Wednesday we discussed three sectors which were out of favor and some ways to play them, with the belief that one wanted to be diversified if venturing into the coal and iron ore sectors. Well it seems that iron ore may be gaining back some of its attractiveness for investors as Rio Tinto (NYSE:RIO) is gained a lot of attention yesterday on the back of strong results. The news is helping other miners get attention from investors as well and drawing new money into these beaten down names.
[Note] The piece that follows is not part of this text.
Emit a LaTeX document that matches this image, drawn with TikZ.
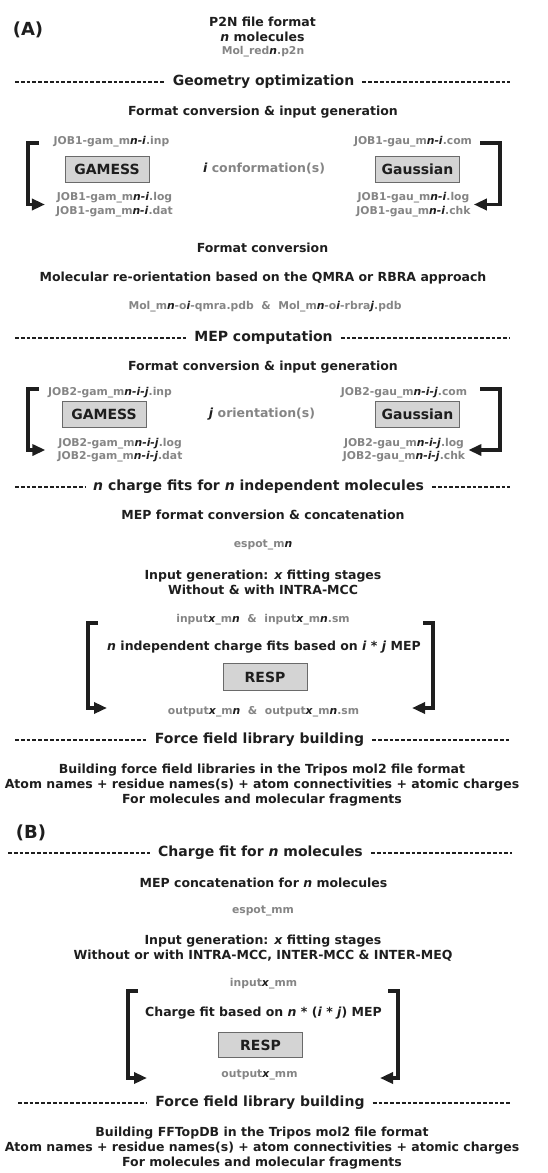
\documentclass[tikz,border=0pt]{standalone}
\usepackage{fontspec}
\setmainfont{DejaVu Sans}
\usetikzlibrary{arrows.meta}

\definecolor{ink}{HTML}{1E1E1E}
\definecolor{filegrey}{HTML}{858585}
\definecolor{boxfill}{HTML}{D4D4D4}
\definecolor{boxline}{HTML}{6A6A6A}

\newcommand{\vb}[1]{\textit{#1}}
\newcommand{\vg}[1]{{\color{ink}\textit{#1}}}

\begin{document}
\begin{tikzpicture}[
  x=1pt, y=-1pt,
  txt/.style = {font=\fontsize{12.5}{15}\selectfont\bfseries, text=ink, align=center, inner sep=1pt},
  file/.style = {font=\fontsize{10.8}{13.5}\selectfont\bfseries, text=filegrey, align=center, inner sep=1pt},
  head/.style = {font=\fontsize{14}{17}\selectfont\bfseries, text=ink, inner xsep=8pt},
  prog/.style = {draw=boxline, fill=boxfill, line width=0.9pt, minimum width=84pt, minimum height=26pt, font=\fontsize{14}{17}\selectfont\bfseries, text=ink},
  panel/.style = {font=\fontsize{18}{20}\selectfont\bfseries, text=ink},
  rule/.style = {line width=1.8pt, ink, dash pattern=on 3.8pt off 2pt},
  feedback/.style = {line width=3.5pt, ink, -{Triangle[length=13pt,width=11pt]}}
]
\useasboundingbox (0,0) rectangle (547,1173);

% ---------------- (A) ----------------
\node[panel] (pA) at (28,30) {(A)};
\node[txt] (p2n) at (262.5,29.5) {P2N file format\\\vb{n} molecules};
\node[file] (molred) at (263,52) {Mol\_red\vg{n}.p2n};

% Geometry optimization
\node[head] (geo) at (263.5,82) {Geometry optimization};
\coordinate (geoL) at (15,82);
\coordinate (geoR) at (510,82);
\draw[rule] (geoL) -- (geo);
\draw[rule] (geo) -- (geoR);

\node[txt] (fmt1) at (263,112) {Format conversion \& input generation};
\node[file] (gaminp1) at (111.5,142) {JOB1-gam\_m\vg{n-i}.inp};
\node[file] (gauinp1) at (413,142) {JOB1-gau\_m\vg{n-i}.com};
\node[prog] (gam1) at (107,169.5) {GAMESS};
\node[txt, text=filegrey] (conf) at (264,169) {\vg{i} conformation(s)};
\node[prog] (gau1) at (417.5,169.5) {Gaussian};
\node[file] (gamout1) at (114.5,204.5) {JOB1-gam\_m\vg{n-i}.log\\JOB1-gam\_m\vg{n-i}.dat};
\node[file] (gauout1) at (413.5,204.5) {JOB1-gau\_m\vg{n-i}.log\\JOB1-gau\_m\vg{n-i}.chk};

\coordinate (gamtop1) at (39,143);
\coordinate (gautop1) at (480,143);
\draw[feedback] (gamtop1) -- ++(-11,0) |- ([xshift=-10pt]gamout1.west);
\draw[feedback] (gautop1) -- ++(20,0) |- ([xshift=2pt]gauout1.east);

\node[txt] (fmt2) at (262.5,248) {Format conversion};
\node[txt] (reor) at (263,278) {Molecular re-orientation based on the QMRA or RBRA approach};
\node[file] (pdb) at (265,307) {Mol\_m\vg{n}-o\vg{i}-qmra.pdb~~\&~~Mol\_m\vg{n}-o\vg{i}-rbra\vg{j}.pdb};

% MEP computation
\node[head] (mep) at (263.5,338) {MEP computation};
\coordinate (mepL) at (15,338);
\coordinate (mepR) at (510,338);
\draw[rule] (mepL) -- (mep);
\draw[rule] (mep) -- (mepR);

\node[txt] (fmt3) at (263,367) {Format conversion \& input generation};
\node[file] (gaminp2) at (110,393) {JOB2-gam\_m\vg{n-i-j}.inp};
\node[file] (gauinp2) at (404,393) {JOB2-gau\_m\vg{n-i-j}.com};
\node[prog] (gam2) at (104,414.5) {GAMESS};
\node[txt, text=filegrey] (orient) at (262,414) {\vg{j} orientation(s)};
\node[prog] (gau2) at (417.5,414.5) {Gaussian};
\node[file] (gamout2) at (120,450) {JOB2-gam\_m\vg{n-i-j}.log\\JOB2-gam\_m\vg{n-i-j}.dat};
\node[file] (gauout2) at (404,450) {JOB2-gau\_m\vg{n-i-j}.log\\JOB2-gau\_m\vg{n-i-j}.chk};

\coordinate (gamtop2) at (39,389);
\coordinate (gautop2) at (480,389);
\draw[feedback] (gamtop2) -- ++(-11,0) |- ([xshift=-11pt]gamout2.west);
\draw[feedback] (gautop2) -- ++(20,0) |- ([xshift=2pt]gauout2.east);

% n charge fits
\node[head] (fits) at (258.5,487) {\vb{n} charge fits for \vb{n} independent molecules};
\coordinate (fitsL) at (15,487);
\coordinate (fitsR) at (510,487);
\draw[rule] (fitsL) -- (fits);
\draw[rule] (fits) -- (fitsR);

\node[txt] (mepcat) at (263,515) {MEP format conversion \& concatenation};
\node[file] (espot) at (263,545) {espot\_m\vg{n}};
\node[txt] (inpgen) at (263,582) {Input generation: \vb{x} fitting stages\\Without \& with INTRA-MCC};
\node[file] (inpx) at (263,620) {input\vg{x}\_m\vg{n}~~\&~~input\vg{x}\_m\vg{n}.sm};
\node[txt] (indep) at (264,647) {\vb{n} independent charge fits based on \vb{i} * \vb{j} MEP};
\node[prog, minimum height=27pt] (resp1) at (265,677) {RESP};
\node[file] (outx) at (263.5,712) {output\vg{x}\_m\vg{n}~~\&~~output\vg{x}\_m\vg{n}.sm};

\coordinate (fittl) at (98,623);
\coordinate (fittr) at (423,623);
\coordinate (fitinL) at (107,708);
\coordinate (fitinR) at (412,708);
\draw[feedback] (fittl) -- ++(-10,0) |- (fitinL);
\draw[feedback] (fittr) -- ++(10,0) |- (fitinR);

% Force field library building
\node[head] (ffA) at (259.5,740) {Force field library building};
\coordinate (ffAL) at (15,740);
\coordinate (ffAR) at (510,740);
\draw[rule] (ffAL) -- (ffA);
\draw[rule] (ffA) -- (ffAR);

\node[txt] (buildA) at (262,785) {Building force field libraries in the Tripos mol2 file format\\Atom names + residue names(s) + atom connectivities + atomic charges\\For molecules and molecular fragments};

% ---------------- (B) ----------------
\node[panel] (pB) at (31,833) {(B)};

\node[head] (cfit) at (260.5,853) {Charge fit for \vb{n} molecules};
\coordinate (cfitL) at (8,853);
\coordinate (cfitR) at (512,853);
\draw[rule] (cfitL) -- (cfit);
\draw[rule] (cfit) -- (cfitR);

\node[txt] (mepcatB) at (263.5,883) {MEP concatenation for \vb{n} molecules};
\node[file] (espotB) at (263,911) {espot\_mm};
\node[txt] (inpgenB) at (263,948) {Input generation: \vb{x} fitting stages\\Without or with INTRA-MCC, INTER-MCC \& INTER-MEQ};
\node[file] (inpxB) at (263.5,984) {input\vg{x}\_mm};
\node[txt] (cfitB) at (263.5,1013) {Charge fit based on \vb{n} * (\vb{i} * \vb{j}) MEP};
\node[prog, minimum height=25pt] (resp2) at (260.5,1045) {RESP};
\node[file] (outxB) at (259.5,1075) {output\vg{x}\_mm};

\coordinate (cfittl) at (138,991);
\coordinate (cfittr) at (388,991);
\coordinate (cfitinL) at (147,1078);
\coordinate (cfitinR) at (380,1078);
\draw[feedback] (cfittl) -- ++(-10,0) |- (cfitinL);
\draw[feedback] (cfittr) -- ++(10,0) |- (cfitinR);

\node[head] (ffB) at (260,1103) {Force field library building};
\coordinate (ffBL) at (18,1103);
\coordinate (ffBR) at (510,1103);
\draw[rule] (ffBL) -- (ffB);
\draw[rule] (ffB) -- (ffBR);

\node[txt] (buildB) at (262,1148) {Building FFTopDB in the Tripos mol2 file format\\Atom names + residue names(s) + atom connectivities + atomic charges\\For molecules and molecular fragments};

\end{tikzpicture}
\end{document}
Looking at the commodity complex today, it is nearly unanimously to the upside with the lone exception being natural gas. Oil, priced in WTI terms, appears to be making a slow and steady move upwards toward the $95/barrel level and we are watching this closely as the gap in WTI and Brent Crude pricing had widened recently.
Chart of the Day:
Copper prices have been on a run over the past two months, helped in part by good economic data here in the US and reports that world growth, in GDP terms, is set to exceed previous estimates. We have not seen a solid and protracted move above the $3.35/lb level for nearly a year and until we see that resistance level taken out it appears that copper is a range bound trade.
Note: Today we are seeing copper move above the $3.35/lb level, however we want to make sure this is not just a short-term blip. A one or two session trip does not break the long-term top that has existed at the $3.35/lb price area.
Commodity prices this morning are as follows:
- Gold: $1,248.90/ounce, up by $8.70/ounce
- Silver: $20.30/ounce, up by $0.246/ounce
- Oil: $94.23/barrel, up by $0.27/barrel
- RBOB Gas: $2.6277/gallon, up by $0.0326/gallon
- Natural Gas: $4.338/MMbtu, down by $0.044/MMbtu
- Copper: $3.355/pound, up by $0.0125/pound
- Platinum: $1,448.50/ounce, up by $17.00/ounce
Iron Ore Miners Rising
Yesterday Rio Tinto announced that they had increased production and, maybe more importantly, shipments of iron ore to record levels - when measured on both a quarterly and annual basis. Rio Tinto also exceeded their cost cutting goals for 2013, cutting cash costs by over $2 billion. Iron ore output for the quarter was 55.5 million metric tons.
It is no longer a screaming buy, but if China is back and the world economy is going to start growing faster as certain agencies are reporting, then a diversified miner is a great buy.
Source: Yahoo Finance
As shares of Rio Tinto rose on the news, Citigroup raised their rating on shares of BHP Billiton (NYSE:BHP) to a 'Buy' from 'Neutral' which provided a boost in early morning trading on Thursday. The good news for both Rio Tinto and BHP Billiton trickled down into shares of Vale (NYSE:VALE) which also saw renewed interest due to their iron ore exposure.
We think that this post by Barron's (located here) regarding Barclay's outlook for the iron ore names and their recommendations gives investors a really good idea of each of the above mentioned companies' exposure to the sector. Importantly we think it is a good reference piece to keep in order to quickly see how higher iron ore prices will affect the bottom line of each company mentioned.
Copper, Coal Too?
The production numbers from Rio Tinto also showed strong demand for copper and coal, which makes us wonder if demand is picking up in China for both of those resources and whether it is sustainable. If so, one of our favorite metals plays, Freeport-McMoRan (NYSE:FCX) would be an even stronger buy and some of the smaller copper producers might be worth speculating on.
Although shares of Peabody Energy have recovered, the resistance in the $19-20/share range is real and has put a ceiling on price movement. Maybe a resurgent China and new growth in emerging markets will be spark shares need.
Source: Yahoo Finance
Coal is a bit more of a question mark for us, especially because it does not make sense in some cases to ship from certain regions of the world anymore due to high production costs and the low prices of coal. For US investors looking to try to play this, Peabody Energy (NYSE:BTU) is most likely the way to go. They have production in Australia and could be benefiting in many of the same ways that Rio Tinto is. Peabody does lack the diversification of Rio Tinto and BHP Billiton, but is a pure-play in the sector. If China is back, iron ore and coal could be as well.
We like to throw ideas out there for readers and although our preferred manner of investing in a rebound in iron ore and coal prices would be via large cap, diversified miners we do recognize the lure of the smaller, more focused names.